If we have three quantitative variables, we may like to see the association between them visually. For this, we use the Axes3D() function in the class mplot3d within the module mpl_toolkits to create a 3-D plot.

fig = plt.figure("3D Scatter Plot Example")
my3Dplot = Axes3D(fig)
plt.scatter(cargame["Pull Distance"], cargame["Time"], cargame["Distance"], c="blue", marker="o", alpha=0.5)
plt.xlabel("Pull Distance", fontsize=14)
plt.ylabel("Time", fontsize=14)
my3Dplot.set_zlabel("Distance", fontsize=14)
plt.show()

3 D scatter plot with pull distance depicted left to right, time depicted front to back, and distance depicted up and down

Tutorials for learning Python 3-D plots can be found at matplotlib.

Subplots

Subplots are very useful when organizing multiple plots in a single figure.
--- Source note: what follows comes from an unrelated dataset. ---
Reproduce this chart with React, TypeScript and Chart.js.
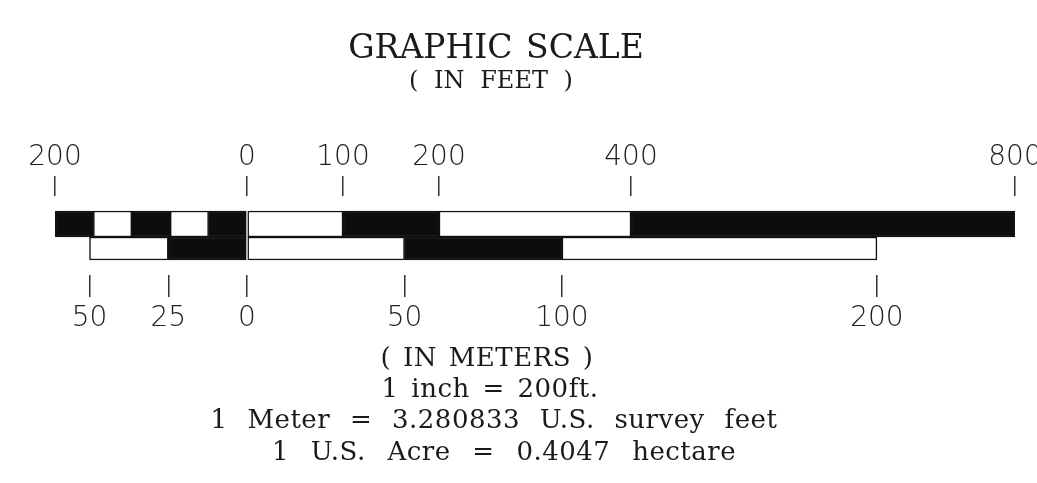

Here is a simple example to demonstrate how to create subplots.

plt.figure("Subplot Example")  # name the figure, it is no need to have this for graphing
plt.subplot(2, 1, 1)  # (2, 1, 1) means the plot has 2 rows and 1 column, and this is the first subplot
plt.hist(cargame["Pull Distance"], bins = 10, color = 'purple', normed=True, alpha=0.5) # set normed = True for a probability distribution
plt.title("Distribution of Pull Distance")
plt.xlabel("Pull Distance (inches)")
plt.ylabel("Probability")

plt.subplot(2, 1, 2) # this is the second subplot
plt.hist(cargame["Distance"], bins = 10, color = 'purple', normed=True, alpha=0.5) # set normed = True for a probability distribution
plt.title("Distribution of Distance")
plt.xlabel("Distance (inches)")
plt.ylabel("Probability")
plt.tight_layout()  
# tight_layout() adjusts spacing between subplots to minimize the overlaps, put # in front of this line and run the code again, you should see the difference
plt.show()

Separate histograms are shown stacked on top of one another with pull distance on top and distance on bottom. Both depict probability on the vertical axis.

Tutorials for learning how to make Python subplots can be found at matplotlib, pyplot, plotly, seaborn.